* [Task prompt] In the data below, locate the line containing "Emit a Python" and the line containing "plt.rcParams['font.family'] = ['Noto", then retype both and everything between them exactly. Pictures are not part of the copy.

* [Entries with chart source code]
= = = = =
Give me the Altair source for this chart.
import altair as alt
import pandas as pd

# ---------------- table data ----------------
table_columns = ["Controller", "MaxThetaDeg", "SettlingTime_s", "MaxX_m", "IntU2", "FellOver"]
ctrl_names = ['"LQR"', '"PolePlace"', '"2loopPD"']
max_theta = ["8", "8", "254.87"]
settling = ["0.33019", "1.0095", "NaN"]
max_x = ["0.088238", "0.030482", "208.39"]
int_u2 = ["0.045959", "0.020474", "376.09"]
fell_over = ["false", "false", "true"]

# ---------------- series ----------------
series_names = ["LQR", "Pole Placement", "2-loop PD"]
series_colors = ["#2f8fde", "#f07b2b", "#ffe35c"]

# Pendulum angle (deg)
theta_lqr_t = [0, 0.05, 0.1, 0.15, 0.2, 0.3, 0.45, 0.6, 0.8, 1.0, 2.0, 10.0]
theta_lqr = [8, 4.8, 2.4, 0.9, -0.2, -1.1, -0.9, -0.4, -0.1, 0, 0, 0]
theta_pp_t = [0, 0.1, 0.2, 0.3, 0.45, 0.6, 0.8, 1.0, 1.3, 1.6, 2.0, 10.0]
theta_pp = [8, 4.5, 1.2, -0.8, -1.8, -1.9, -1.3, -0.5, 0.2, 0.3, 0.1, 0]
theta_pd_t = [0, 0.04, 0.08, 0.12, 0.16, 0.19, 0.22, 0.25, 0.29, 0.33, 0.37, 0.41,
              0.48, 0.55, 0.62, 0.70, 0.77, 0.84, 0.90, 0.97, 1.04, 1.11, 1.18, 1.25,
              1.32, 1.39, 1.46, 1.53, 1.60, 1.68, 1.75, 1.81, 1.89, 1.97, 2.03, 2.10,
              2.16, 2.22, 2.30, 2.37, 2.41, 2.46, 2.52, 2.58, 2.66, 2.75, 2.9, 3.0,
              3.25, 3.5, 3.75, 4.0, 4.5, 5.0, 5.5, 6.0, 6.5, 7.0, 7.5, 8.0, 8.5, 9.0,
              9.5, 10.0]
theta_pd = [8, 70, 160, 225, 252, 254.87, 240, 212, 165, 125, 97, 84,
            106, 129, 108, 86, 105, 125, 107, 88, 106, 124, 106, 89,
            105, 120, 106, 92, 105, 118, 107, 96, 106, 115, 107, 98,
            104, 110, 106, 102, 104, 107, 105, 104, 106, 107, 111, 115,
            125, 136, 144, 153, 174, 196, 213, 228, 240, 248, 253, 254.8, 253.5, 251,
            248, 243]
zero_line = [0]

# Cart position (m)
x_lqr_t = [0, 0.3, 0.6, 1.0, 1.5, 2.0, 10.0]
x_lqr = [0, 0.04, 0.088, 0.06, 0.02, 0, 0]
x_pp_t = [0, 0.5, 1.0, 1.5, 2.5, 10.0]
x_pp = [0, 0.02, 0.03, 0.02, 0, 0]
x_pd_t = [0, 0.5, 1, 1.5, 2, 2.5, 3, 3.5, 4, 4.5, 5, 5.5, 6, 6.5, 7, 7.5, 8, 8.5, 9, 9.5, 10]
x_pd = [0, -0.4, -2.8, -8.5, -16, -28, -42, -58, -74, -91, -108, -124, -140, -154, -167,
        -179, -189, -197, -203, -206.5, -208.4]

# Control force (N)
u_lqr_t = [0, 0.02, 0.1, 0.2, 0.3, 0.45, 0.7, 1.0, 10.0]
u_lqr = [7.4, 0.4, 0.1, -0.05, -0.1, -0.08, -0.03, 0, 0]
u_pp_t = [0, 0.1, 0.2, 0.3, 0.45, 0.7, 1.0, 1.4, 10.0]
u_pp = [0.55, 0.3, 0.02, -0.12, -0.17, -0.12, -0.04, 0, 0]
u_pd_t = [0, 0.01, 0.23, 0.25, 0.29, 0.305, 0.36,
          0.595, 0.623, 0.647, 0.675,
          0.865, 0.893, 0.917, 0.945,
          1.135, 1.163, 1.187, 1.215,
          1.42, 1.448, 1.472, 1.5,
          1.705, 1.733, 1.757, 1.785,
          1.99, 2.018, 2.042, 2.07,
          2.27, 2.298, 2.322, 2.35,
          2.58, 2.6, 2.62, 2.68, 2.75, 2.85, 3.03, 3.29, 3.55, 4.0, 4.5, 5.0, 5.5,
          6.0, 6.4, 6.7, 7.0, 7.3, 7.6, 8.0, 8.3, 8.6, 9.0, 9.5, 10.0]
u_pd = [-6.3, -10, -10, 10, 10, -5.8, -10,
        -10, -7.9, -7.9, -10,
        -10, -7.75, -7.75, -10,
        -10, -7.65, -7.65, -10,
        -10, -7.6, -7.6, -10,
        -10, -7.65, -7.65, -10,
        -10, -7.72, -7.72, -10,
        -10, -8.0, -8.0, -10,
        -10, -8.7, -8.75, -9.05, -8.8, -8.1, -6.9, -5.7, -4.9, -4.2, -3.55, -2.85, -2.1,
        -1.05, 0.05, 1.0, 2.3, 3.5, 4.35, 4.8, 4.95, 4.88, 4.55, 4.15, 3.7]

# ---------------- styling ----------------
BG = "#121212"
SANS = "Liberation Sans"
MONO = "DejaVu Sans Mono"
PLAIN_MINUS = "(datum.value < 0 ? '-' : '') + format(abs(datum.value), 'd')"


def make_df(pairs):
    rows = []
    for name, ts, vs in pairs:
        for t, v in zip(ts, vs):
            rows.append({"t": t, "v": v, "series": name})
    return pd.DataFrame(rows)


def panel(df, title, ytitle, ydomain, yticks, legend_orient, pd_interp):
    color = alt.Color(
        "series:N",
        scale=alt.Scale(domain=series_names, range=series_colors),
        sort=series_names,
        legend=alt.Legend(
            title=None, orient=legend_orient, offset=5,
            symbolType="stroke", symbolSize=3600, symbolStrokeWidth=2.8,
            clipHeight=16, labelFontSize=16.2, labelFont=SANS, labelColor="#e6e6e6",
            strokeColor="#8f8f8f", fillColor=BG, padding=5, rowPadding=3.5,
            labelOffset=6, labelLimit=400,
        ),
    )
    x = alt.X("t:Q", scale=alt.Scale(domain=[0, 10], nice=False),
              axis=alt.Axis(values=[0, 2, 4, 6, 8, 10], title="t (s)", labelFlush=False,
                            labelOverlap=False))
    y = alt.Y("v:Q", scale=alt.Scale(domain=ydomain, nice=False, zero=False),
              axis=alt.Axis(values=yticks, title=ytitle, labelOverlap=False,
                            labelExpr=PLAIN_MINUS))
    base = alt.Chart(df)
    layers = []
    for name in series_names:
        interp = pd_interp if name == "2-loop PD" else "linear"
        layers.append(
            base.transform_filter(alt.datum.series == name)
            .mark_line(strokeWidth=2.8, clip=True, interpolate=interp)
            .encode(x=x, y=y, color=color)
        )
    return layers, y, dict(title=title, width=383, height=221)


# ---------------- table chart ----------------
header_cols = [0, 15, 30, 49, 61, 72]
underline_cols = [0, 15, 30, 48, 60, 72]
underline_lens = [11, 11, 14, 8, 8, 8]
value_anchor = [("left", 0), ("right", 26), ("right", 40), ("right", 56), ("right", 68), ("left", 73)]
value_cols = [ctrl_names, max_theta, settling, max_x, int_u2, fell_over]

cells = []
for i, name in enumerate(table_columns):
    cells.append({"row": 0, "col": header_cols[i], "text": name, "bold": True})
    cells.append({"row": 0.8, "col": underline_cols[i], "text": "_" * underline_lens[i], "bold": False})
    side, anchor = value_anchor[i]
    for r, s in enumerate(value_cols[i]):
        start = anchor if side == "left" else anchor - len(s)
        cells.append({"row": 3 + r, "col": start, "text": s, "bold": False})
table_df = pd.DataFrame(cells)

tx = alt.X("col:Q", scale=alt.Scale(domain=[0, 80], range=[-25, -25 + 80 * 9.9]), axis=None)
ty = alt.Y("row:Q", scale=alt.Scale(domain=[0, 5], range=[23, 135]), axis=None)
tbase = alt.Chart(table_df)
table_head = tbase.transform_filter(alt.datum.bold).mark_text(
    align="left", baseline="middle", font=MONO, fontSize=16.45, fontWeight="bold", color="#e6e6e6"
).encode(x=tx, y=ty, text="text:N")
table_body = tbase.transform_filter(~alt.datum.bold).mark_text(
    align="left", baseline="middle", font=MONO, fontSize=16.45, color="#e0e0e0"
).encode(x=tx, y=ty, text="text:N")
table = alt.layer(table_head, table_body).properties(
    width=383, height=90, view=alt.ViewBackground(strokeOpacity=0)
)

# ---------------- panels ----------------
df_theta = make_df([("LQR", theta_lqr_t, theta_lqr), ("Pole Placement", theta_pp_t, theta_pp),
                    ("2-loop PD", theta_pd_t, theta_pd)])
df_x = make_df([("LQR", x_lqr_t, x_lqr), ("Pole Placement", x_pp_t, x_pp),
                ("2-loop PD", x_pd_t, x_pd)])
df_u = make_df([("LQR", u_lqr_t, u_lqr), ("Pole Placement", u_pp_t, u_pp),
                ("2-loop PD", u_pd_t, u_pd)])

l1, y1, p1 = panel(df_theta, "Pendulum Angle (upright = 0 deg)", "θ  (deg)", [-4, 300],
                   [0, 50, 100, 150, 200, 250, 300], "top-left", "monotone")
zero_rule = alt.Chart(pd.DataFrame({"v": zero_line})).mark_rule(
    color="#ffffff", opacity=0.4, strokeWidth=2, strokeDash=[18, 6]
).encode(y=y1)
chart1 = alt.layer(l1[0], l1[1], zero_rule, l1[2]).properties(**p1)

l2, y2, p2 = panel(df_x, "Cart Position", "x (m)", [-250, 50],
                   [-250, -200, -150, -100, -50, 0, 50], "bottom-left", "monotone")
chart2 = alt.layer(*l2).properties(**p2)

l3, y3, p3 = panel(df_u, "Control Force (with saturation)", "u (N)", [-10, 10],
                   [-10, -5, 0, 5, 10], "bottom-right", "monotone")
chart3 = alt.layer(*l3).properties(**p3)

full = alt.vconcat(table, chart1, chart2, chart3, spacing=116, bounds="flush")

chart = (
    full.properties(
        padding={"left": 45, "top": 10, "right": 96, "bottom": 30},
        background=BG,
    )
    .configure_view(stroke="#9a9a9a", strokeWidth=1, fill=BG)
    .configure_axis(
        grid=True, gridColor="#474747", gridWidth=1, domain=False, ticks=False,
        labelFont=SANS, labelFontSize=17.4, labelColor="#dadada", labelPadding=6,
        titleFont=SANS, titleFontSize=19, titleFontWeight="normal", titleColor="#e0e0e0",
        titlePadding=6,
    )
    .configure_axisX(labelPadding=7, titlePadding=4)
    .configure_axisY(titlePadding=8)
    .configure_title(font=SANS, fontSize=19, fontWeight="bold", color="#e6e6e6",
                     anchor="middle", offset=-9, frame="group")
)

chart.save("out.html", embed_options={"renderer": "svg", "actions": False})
= = = = =
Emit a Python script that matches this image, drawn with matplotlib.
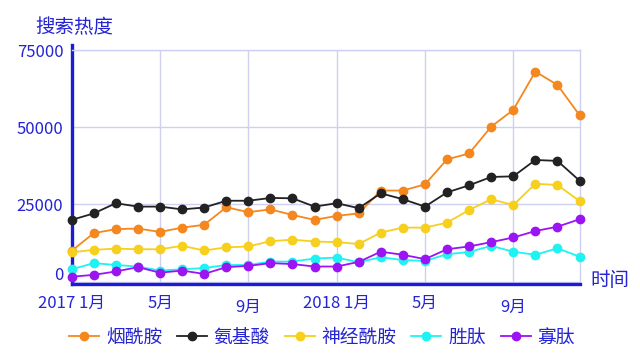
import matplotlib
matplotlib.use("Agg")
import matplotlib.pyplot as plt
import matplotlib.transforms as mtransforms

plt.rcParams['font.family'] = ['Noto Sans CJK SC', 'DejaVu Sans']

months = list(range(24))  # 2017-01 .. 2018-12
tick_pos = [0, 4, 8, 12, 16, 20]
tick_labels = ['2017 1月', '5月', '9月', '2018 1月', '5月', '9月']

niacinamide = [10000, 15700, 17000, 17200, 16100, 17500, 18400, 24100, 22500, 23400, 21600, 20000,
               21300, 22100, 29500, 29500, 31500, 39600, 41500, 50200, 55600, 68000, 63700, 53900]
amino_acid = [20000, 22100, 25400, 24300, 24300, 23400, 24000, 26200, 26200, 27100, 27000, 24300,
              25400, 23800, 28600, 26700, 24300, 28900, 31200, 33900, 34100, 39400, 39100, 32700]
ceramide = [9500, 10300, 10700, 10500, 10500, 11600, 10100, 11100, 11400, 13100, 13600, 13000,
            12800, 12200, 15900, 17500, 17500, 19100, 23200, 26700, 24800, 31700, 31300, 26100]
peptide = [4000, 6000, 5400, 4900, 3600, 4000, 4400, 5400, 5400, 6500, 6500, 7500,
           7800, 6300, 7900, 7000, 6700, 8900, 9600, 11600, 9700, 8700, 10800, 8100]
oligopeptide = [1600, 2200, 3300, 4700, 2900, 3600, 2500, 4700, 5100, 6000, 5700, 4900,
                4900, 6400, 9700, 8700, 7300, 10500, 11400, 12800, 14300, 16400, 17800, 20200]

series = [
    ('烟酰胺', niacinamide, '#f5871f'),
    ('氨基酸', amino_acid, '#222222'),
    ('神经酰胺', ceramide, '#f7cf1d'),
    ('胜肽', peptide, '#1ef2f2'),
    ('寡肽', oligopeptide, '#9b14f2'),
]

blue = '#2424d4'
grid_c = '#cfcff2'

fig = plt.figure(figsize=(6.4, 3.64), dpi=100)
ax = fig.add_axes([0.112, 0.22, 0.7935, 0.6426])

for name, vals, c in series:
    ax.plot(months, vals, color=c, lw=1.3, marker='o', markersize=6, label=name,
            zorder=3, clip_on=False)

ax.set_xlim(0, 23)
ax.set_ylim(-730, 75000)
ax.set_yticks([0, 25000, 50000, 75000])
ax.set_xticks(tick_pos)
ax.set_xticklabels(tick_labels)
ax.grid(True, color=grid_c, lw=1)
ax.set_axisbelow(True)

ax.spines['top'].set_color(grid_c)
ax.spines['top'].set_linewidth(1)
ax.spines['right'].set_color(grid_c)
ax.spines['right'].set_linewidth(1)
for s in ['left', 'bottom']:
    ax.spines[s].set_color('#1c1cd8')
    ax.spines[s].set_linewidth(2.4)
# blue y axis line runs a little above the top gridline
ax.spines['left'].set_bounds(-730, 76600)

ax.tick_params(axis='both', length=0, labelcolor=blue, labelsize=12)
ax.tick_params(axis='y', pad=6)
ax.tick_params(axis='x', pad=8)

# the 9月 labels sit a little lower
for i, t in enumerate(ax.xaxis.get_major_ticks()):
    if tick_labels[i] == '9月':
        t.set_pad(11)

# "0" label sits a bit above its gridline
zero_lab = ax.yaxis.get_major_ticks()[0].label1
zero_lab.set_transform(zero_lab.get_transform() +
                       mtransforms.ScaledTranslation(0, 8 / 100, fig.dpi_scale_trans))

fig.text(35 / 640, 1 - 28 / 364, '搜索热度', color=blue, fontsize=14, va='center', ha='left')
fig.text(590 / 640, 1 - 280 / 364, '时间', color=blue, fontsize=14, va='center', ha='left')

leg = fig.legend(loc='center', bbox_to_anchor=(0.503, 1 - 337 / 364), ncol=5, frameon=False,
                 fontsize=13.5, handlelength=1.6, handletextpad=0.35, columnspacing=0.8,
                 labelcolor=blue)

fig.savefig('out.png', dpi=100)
= = = = =
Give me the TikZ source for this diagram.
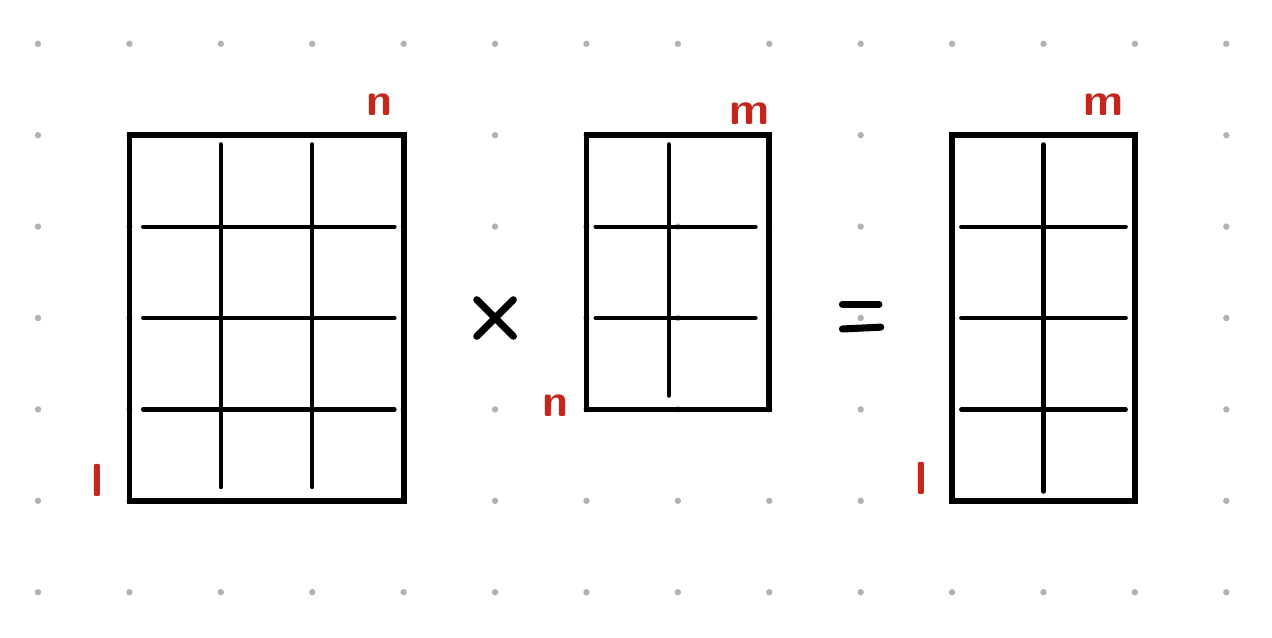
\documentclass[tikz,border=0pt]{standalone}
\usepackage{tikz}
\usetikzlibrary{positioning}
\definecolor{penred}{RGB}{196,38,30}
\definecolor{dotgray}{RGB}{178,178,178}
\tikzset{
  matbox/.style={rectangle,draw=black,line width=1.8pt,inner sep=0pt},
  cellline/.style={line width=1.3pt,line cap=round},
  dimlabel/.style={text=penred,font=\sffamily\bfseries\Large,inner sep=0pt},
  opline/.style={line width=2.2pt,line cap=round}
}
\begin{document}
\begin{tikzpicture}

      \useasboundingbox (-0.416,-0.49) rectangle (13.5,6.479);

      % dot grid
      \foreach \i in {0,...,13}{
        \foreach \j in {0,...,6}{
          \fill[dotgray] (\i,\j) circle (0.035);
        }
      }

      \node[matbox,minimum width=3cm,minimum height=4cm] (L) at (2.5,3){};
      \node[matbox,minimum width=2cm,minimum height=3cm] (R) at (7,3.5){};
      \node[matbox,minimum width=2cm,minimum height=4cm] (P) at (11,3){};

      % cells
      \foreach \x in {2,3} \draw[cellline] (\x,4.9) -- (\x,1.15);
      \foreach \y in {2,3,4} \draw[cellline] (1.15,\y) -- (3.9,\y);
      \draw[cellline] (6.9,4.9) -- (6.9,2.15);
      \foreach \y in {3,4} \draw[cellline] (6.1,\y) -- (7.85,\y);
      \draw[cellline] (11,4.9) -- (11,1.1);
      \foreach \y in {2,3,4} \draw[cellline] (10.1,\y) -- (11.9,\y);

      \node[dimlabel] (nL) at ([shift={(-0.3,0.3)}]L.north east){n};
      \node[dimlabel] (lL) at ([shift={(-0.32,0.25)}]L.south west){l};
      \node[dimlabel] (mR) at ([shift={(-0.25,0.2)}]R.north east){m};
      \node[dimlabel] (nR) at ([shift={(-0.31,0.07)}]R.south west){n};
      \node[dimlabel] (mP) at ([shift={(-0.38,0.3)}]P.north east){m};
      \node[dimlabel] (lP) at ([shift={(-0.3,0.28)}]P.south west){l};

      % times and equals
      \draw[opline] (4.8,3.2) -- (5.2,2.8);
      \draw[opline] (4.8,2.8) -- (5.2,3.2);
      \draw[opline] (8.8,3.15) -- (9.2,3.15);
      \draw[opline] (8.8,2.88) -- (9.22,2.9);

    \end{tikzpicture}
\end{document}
= = = = =
* [Finished exercise]
Emit a Python script that matches this image, drawn with matplotlib.
import matplotlib
matplotlib.use("Agg")
import matplotlib.pyplot as plt
import matplotlib.transforms as mtransforms

plt.rcParams['font.family'] = ['Noto Sans CJK SC', 'DejaVu Sans']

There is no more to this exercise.